Commissioner Curt Smith once stated that invocation speeches were meant to honor “the one and only true God,” the “God of the Bible.”
And Commissioner Jim Barfield testified he would not invite a Rastafarian, a deist, or a polytheist to deliver an opening invocation because these groups were “not representative of [his] community.”
At Tuesday’s hearing, U.S. Circuit Judge Stanley Marcus prodded the county’s attorneys on apparent religious bias in deposition statements from at least three commissioners.
The judge noted that selection of prayer speakers boiled down to simple rotating picks by the commissioners based on their personal preference rather than a written policy.
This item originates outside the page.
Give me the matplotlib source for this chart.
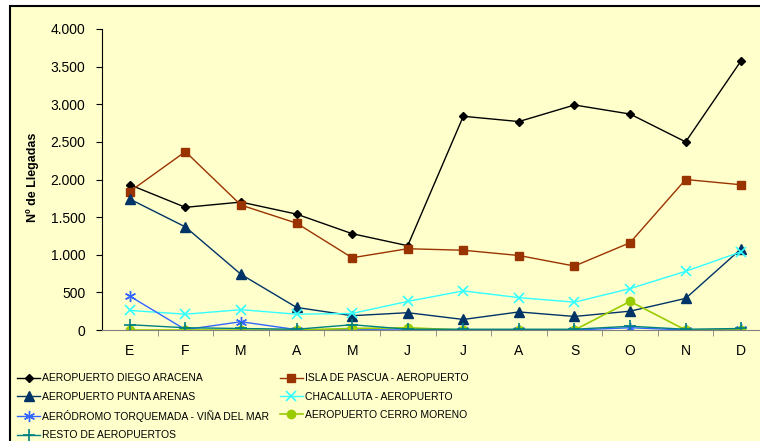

“Don’t you have a problem with the selection process because your commissioners say they would bar some religions?” the judge asked.
Brevard County’s attorney Michael Roper responded that setting aside the deposition testimony, the record does not show that the commissioners exercised religious bias in their actual decisions on who to pick to do the speeches. He attributed the deposition testimony to “quite a bit of confusion” on the part of the commissioners.
Roper maintained the county acted in accordance with a tradition of legislative prayer upheld by the Supreme Court.
The attorney is fighting on behalf of Brevard County to overturn a decision from the Middle District of Florida, which found largely in favor of the plaintiff atheists and the plaintiff secularist groups.
That court ruled in 2017 that by “intentionally discriminating against potential invocation-givers based on their beliefs, the county runs afoul of the Establishment Clause.”
“[The county] is clearly entangling itself in religion by vetting the beliefs of those groups with whom it is unfamiliar before deciding whether to grant permission to give invocations,” the lower court wrote.
The Middle District in November 2017 recorded an agreed-upon judgment, enjoining the county from discriminating against atheists in the selection of invocation speakers.
The court’s decision did grant the county a victory in finding that its commissioners were not engaged in unconstitutional coercion by asking spectators to stand during the prayers. That finding is being challenged in a cross-appeal in the 11th Circuit.
The Supreme Court’s reasoning in Town of Greece v. Galloway could play a central role in the general outcome of the litigation. In that case, secularists claimed the Town of Greece, New York’s practice of opening each legislative session with a prayer was unconstitutional. The Supreme Court ruled 5-4 in favor of the municipality.
The Florida case plaintiffs proffer a distinction: “Because [Brevard] County’s policy expressly draws religious lines to determine eligibility to deliver opening invocations, the facts here are diametrically different from those in Greece.”
It is unclear when the federal appeals court will issue a ruling in the case.